Mom makes stollenMom makes stollen

Leland sent me an email yesterday asking me if I was on strike. I replied that no, I’m just frantically involved in Christmas preparations for a large family. Even though Leland won’t be with us on Christmas day itself, he and Nathan are arriving two days later, in time to help host our holiday open house. So far 103 people have said they will be happy to attend, and my husband and youngest son are beginning to wonder where we are going to put them all. I think it’s going to be a lot of fun, and expect it to look like that crazy beatnik party in Breakfast at Tiffany’s

Is it my imagination, or are people a little grimmer than usual this holiday season? I guess with the war and everything there isn’t too much to be cheerful about, but at least we could make an effort to be nice to each other, particularly at this time of year. Everywhere I have been in the last week or so I have been struck by how miserable folks have looked, and how little joy I have seen on faces. I have been doing my best to thank salespeople and wish them a merry Christmas and to stay positive, but I myself lost it yesterday at the post office when a woman who sat and blocked traffic while waiting to get into a handicapped space, then attempted to back up into my car. When she finally pulled into the space she jumped out of her car and started M-Fing me for not getting out of her way more quickly. I do realize that sometimes able-bodied looking folks have a legitimate reason for parking in handicapped spaces, but should they really be jumping out of their mini-vans and shrieking obscenities at people? So I violated the promise I made to myself about keeping the Christmas spirit, come what may, by giving her the finger before I drove off.

I like to make this stollen and give it to friends and neighbors for Christmas. It’s really good toasted. I clipped the recipe from a New York Times Magazine many years ago. Perhaps I should make amends to that lady at the post office by giving her a loaf.

Cranberry Stollen

  • 2 packages active dry yeast
  • 1/4 cup warm water
  • 1/2 cup butter, softened, plus more for greasing bowl
  • 7 ounces almond paste
  • 1/2 cup sugar
  • 2 eggs, at room temperature
  • 1 cup whole milk, warmed slightly
  • 5-7 cups all-purpose flour
  • 1 teaspoon salt
  • 1 teaspoon ground nutmeg
  • 1 cup chopped blanched almonds (see note)
  • 1 1/2 cups dried cranberries
  • confectioners’ sugar, for garnish

Note: The recipe doesn’t call for toasting the almonds, but I always do toast them for about 5 minutes in a 350º oven.
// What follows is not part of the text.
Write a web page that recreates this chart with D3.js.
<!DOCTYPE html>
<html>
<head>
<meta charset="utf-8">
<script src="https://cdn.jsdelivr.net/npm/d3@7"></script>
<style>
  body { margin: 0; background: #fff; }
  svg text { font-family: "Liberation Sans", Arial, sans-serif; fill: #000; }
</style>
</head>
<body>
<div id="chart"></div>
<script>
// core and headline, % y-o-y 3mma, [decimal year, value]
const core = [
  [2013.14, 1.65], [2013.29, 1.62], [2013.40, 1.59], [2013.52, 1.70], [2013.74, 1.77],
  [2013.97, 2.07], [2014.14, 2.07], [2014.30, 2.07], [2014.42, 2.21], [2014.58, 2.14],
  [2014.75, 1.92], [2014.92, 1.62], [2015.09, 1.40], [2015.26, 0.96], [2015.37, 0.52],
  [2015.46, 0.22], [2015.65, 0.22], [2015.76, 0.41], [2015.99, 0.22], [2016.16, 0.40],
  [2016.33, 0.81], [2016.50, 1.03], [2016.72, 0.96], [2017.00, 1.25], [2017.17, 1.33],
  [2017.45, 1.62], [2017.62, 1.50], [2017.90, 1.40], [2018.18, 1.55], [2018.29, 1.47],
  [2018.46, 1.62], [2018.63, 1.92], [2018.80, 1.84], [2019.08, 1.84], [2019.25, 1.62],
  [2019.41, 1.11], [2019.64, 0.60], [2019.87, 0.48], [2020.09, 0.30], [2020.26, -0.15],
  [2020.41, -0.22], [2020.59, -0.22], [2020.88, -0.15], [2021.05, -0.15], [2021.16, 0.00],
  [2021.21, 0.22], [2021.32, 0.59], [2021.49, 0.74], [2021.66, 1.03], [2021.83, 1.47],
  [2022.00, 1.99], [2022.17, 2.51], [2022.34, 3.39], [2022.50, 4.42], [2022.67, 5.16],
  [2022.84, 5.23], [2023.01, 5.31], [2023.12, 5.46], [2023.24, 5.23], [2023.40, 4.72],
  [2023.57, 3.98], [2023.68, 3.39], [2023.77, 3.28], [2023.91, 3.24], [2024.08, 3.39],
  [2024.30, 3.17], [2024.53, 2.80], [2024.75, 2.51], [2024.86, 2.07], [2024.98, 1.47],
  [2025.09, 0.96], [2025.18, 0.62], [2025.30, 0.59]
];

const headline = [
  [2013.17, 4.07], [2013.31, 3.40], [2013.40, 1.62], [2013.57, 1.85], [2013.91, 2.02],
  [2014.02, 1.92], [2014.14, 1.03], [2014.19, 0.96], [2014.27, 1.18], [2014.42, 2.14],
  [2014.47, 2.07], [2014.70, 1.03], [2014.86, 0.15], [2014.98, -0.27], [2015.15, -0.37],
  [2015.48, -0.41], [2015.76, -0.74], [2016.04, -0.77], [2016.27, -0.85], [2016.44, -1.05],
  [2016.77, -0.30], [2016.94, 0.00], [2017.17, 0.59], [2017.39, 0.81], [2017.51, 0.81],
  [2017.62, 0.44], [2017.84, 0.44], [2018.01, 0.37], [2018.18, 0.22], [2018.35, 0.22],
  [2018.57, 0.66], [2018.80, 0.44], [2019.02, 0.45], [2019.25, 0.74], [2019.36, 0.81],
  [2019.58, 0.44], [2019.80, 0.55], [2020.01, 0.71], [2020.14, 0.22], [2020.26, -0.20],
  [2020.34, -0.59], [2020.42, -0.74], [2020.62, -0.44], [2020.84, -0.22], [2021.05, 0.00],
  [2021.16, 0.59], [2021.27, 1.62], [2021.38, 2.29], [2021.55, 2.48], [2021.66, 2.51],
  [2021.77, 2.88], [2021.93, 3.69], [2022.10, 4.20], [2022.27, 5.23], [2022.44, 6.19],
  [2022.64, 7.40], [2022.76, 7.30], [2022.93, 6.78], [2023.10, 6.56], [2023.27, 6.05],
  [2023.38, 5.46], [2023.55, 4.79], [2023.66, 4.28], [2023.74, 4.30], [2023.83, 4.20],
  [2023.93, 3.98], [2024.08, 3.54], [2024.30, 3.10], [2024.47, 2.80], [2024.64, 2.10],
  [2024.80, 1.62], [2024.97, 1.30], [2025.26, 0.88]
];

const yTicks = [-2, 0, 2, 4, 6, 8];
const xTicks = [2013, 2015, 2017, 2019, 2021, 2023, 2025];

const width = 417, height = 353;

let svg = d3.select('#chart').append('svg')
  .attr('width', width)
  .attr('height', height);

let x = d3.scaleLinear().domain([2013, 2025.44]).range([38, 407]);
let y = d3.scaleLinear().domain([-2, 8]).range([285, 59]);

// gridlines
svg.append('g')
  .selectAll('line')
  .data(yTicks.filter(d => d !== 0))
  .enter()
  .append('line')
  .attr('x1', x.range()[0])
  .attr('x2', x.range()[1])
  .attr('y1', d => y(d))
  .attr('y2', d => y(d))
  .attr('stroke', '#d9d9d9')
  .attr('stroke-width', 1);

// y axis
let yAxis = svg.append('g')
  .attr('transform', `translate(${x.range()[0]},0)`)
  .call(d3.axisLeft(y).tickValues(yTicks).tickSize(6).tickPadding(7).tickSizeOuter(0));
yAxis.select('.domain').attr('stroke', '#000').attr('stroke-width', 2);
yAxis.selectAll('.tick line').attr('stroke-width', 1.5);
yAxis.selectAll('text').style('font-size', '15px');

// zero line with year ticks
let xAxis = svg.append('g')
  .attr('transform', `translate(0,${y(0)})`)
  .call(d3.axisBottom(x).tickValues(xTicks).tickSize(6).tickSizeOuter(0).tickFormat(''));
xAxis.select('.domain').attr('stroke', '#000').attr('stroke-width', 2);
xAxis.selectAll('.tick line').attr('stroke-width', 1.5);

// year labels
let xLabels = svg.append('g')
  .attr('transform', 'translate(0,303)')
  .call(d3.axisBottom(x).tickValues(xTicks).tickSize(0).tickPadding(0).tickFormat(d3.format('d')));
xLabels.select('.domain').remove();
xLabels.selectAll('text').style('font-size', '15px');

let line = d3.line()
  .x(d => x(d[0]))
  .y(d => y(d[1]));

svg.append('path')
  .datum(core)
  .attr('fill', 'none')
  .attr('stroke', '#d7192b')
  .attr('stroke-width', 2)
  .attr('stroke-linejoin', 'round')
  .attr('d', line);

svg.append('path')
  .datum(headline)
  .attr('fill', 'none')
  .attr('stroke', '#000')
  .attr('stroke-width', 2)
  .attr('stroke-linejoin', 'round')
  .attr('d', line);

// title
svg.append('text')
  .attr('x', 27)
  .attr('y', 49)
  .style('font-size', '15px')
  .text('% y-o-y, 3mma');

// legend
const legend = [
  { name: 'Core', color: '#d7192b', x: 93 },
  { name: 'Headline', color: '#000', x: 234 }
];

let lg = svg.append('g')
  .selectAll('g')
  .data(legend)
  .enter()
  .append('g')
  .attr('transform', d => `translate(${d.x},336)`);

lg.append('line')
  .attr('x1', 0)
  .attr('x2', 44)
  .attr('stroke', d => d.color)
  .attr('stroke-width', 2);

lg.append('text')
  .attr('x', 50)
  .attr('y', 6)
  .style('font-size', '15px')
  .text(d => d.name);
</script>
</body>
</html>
1. Stir the yeast and water together and let stand until dissolved. Using an electric mixer, beat the butter and the almond paste together until light. Beat in the sugar. Add the eggs one at a time, mixing well after each addition.

2. Stir the milk into the yeast mixture. Very slowly stir the yeast mixture into the butter mixture. Add 1 cup of flour, the salt and nutmeg and mix well. Stir in the almonds and cranberries.
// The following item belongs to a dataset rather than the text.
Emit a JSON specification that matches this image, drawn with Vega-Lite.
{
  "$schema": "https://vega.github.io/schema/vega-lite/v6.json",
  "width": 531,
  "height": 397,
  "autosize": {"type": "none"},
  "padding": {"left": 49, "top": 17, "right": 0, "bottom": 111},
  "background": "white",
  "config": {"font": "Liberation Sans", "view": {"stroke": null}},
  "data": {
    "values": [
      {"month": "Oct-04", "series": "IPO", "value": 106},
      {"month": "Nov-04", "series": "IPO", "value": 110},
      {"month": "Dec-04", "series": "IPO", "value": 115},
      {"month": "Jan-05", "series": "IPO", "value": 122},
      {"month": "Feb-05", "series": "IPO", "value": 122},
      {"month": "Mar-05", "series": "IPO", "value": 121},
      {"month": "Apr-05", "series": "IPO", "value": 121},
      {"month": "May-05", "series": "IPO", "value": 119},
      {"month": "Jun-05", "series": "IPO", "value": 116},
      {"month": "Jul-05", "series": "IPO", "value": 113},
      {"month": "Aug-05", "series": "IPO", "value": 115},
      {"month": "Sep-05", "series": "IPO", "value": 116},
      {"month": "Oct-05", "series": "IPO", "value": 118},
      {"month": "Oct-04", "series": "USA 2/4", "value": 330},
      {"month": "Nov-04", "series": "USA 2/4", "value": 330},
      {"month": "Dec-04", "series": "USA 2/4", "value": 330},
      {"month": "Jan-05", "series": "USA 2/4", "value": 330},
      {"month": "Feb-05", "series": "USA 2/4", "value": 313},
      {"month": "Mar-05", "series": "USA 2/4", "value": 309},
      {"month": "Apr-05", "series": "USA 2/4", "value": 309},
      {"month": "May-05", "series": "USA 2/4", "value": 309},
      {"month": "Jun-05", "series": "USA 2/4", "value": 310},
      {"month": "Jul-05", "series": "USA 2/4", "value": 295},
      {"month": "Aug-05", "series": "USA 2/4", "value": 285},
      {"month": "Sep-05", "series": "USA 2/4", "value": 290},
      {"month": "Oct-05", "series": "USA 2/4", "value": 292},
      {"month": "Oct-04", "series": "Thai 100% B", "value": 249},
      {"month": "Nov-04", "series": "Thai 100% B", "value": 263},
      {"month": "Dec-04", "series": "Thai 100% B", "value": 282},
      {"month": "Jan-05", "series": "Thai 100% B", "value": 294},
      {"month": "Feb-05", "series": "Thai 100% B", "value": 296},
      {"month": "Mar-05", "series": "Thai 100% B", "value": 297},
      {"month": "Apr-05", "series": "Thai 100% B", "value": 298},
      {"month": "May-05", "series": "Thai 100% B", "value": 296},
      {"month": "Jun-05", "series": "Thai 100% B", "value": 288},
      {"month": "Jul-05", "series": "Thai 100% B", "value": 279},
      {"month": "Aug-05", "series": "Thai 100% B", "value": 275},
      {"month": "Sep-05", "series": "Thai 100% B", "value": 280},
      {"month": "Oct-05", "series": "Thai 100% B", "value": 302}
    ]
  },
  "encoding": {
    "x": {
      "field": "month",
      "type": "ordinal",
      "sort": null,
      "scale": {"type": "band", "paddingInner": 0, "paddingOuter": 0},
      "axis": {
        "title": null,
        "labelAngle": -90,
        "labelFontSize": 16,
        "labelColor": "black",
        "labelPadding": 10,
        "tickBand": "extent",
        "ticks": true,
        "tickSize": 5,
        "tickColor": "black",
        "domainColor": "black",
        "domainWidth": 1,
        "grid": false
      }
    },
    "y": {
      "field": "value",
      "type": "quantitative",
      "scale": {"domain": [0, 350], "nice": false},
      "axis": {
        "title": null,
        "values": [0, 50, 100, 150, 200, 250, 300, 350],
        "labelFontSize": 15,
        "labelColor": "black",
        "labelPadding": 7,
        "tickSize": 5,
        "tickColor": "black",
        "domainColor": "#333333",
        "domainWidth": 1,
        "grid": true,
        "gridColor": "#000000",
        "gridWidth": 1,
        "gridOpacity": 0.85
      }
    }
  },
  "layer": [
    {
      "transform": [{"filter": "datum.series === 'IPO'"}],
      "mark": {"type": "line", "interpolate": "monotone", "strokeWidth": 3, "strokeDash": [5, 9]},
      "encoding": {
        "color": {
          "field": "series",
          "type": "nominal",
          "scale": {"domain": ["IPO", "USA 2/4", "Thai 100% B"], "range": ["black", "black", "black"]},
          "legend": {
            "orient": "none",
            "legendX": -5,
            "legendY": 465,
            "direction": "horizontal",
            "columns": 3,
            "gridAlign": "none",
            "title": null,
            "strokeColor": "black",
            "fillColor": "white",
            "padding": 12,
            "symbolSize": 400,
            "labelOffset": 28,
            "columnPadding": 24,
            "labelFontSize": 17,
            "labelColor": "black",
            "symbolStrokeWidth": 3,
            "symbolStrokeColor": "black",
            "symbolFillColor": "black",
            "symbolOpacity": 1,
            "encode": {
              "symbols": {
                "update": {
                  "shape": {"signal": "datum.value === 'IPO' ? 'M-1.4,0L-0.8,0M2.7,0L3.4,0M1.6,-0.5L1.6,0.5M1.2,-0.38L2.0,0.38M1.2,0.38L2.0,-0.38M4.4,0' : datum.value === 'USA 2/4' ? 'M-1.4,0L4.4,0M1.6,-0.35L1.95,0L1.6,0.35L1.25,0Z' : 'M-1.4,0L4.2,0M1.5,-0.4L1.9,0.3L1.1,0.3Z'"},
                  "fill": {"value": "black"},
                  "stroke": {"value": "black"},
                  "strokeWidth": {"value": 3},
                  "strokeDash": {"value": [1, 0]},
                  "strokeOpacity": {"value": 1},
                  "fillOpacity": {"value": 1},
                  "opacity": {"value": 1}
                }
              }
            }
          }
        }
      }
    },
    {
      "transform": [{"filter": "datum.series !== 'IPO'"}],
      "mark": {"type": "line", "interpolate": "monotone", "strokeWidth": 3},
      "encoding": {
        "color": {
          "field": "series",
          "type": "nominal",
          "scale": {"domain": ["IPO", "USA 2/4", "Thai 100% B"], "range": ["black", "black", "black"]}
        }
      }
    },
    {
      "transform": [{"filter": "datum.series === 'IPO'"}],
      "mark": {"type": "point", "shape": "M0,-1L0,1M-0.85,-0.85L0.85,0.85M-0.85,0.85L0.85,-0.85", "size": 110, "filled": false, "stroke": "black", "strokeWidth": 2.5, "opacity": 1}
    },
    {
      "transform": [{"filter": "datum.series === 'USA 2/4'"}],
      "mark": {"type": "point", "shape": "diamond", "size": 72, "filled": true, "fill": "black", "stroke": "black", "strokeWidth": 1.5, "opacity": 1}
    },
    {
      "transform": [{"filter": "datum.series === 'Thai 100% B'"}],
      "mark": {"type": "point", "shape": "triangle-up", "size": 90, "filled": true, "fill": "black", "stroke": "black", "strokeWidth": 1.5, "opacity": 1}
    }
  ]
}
3. Begin adding flour 1 cup at a time until the dough becomes too difficult to stir. (I use my standing mixer to make this, starting with the paddle and switching to the dough hook about halfway.) Knead the dough by machine or by hand on a floured surface, adding just enough additional flour to make a soft but not sticky dough. Butter a large bowl, shape the dough into a ball and place into the bowl. Cover with a towel and let stand in a warm place until doubled in bulk, about 2 – 3 hours.

4. Punch down the dough and divide into the number of loaves you are making, either 2 large or 4 smaller. Shape by pressing the dough out into a long oblong shape and folding each of the long sides over toward the middle to overlap and press down firmly.

5. Preheat oven to 350º. Place the loaves on a baking sheet as far apart as possible. Cover with a towel and let rise for 45 minutes. Bake until bread sounds hollow when tapped on the bottom, about 45 minutes. Cover with foil if it is browning too quickly. Cool on a rack. Sift with confectioners’ sugar before serving.


Thanks for this recipe, Mom! I was starting to wonder what you were up to as well.

I send my mom Stollen every year, usually from someplace different just for variety. This year it was Zingerman’s. It should arrive at her house today but she will wait until Christmas to try it.

Next year, from the new kitchen, I will try to make my own. Perhaps that will be enough to get my mom to come to our house for Christmas. If grandbabies aren’t enough of a lure, homemade stollen should do the trick.

you are not imagining it. i swear people are in a worse mood this year than i remember… but i’m sure the stollen put all of your guests in the holiday mood :D

103 people! That’s a lot of party preparation.

Funny post. I had a good chuckle over your incident at the post office.